With local approval from the PZC, the company is working to obtain permits from the state Department of Energy and Environmental Protection.

Southington “is one of the first places around to get something like this,” said Michael DelSanto, the PZC chairman. “It’s good to know that Southington is open-minded enough to take on such a kind of facility.”

Paganini said the plant has the potential to save the town and local businesses money by avoiding the cost to bring it to landfills or trash incinerators.

“They want to do it but don’t know how to get rid of it, that’s where we come in,” Paganini said. “It’s exciting, it’s different, it’s new, and it’s changing.”

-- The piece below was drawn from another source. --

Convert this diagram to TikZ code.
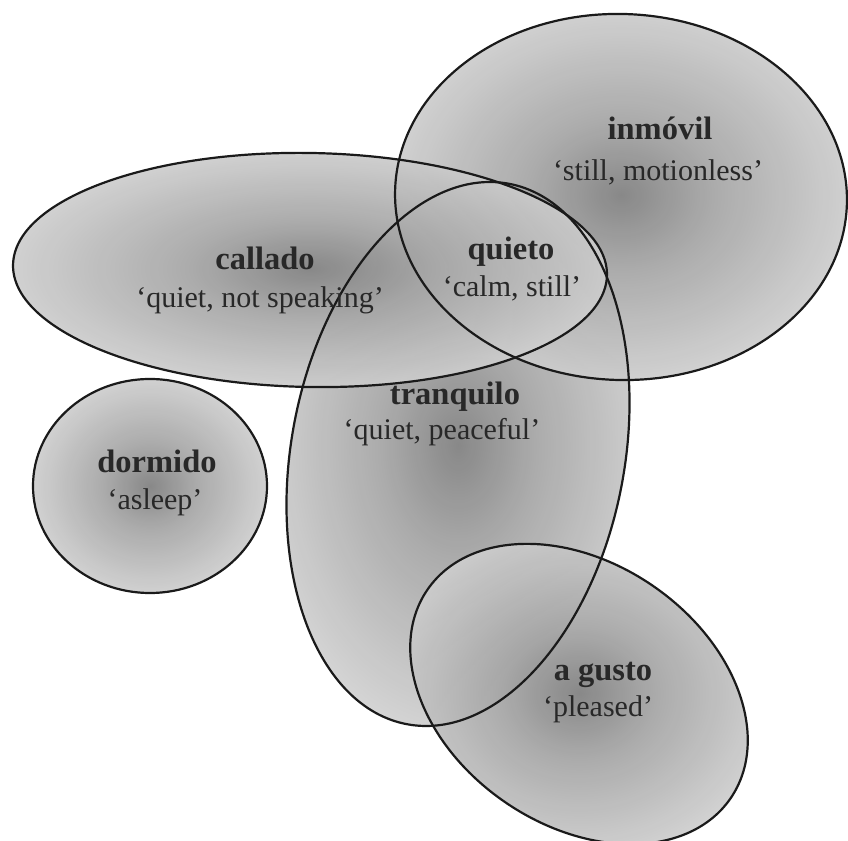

Supreme Forest Products, a division of Supreme Forest Industries, specializes in land clearing, chipping and grinding, also has a wood waste reduction and recycling division that processes trees, leaves, brush, and stumps.

Town Economic Development Coordinator Louis Perillo said since the leaf mulching facility was put into place it has saved the town $22,000 a year because the town no longer has to rent a leaf composting site.

“And they’re processing it, and they’re paying taxes,” Perillo said. “We definitely hit a home run with this.”

“It’s amazing to take a banana peel and turn it into energy,” DelSanto said. “It’s incredible what they do. It’s the way of the future, this renewable energy.”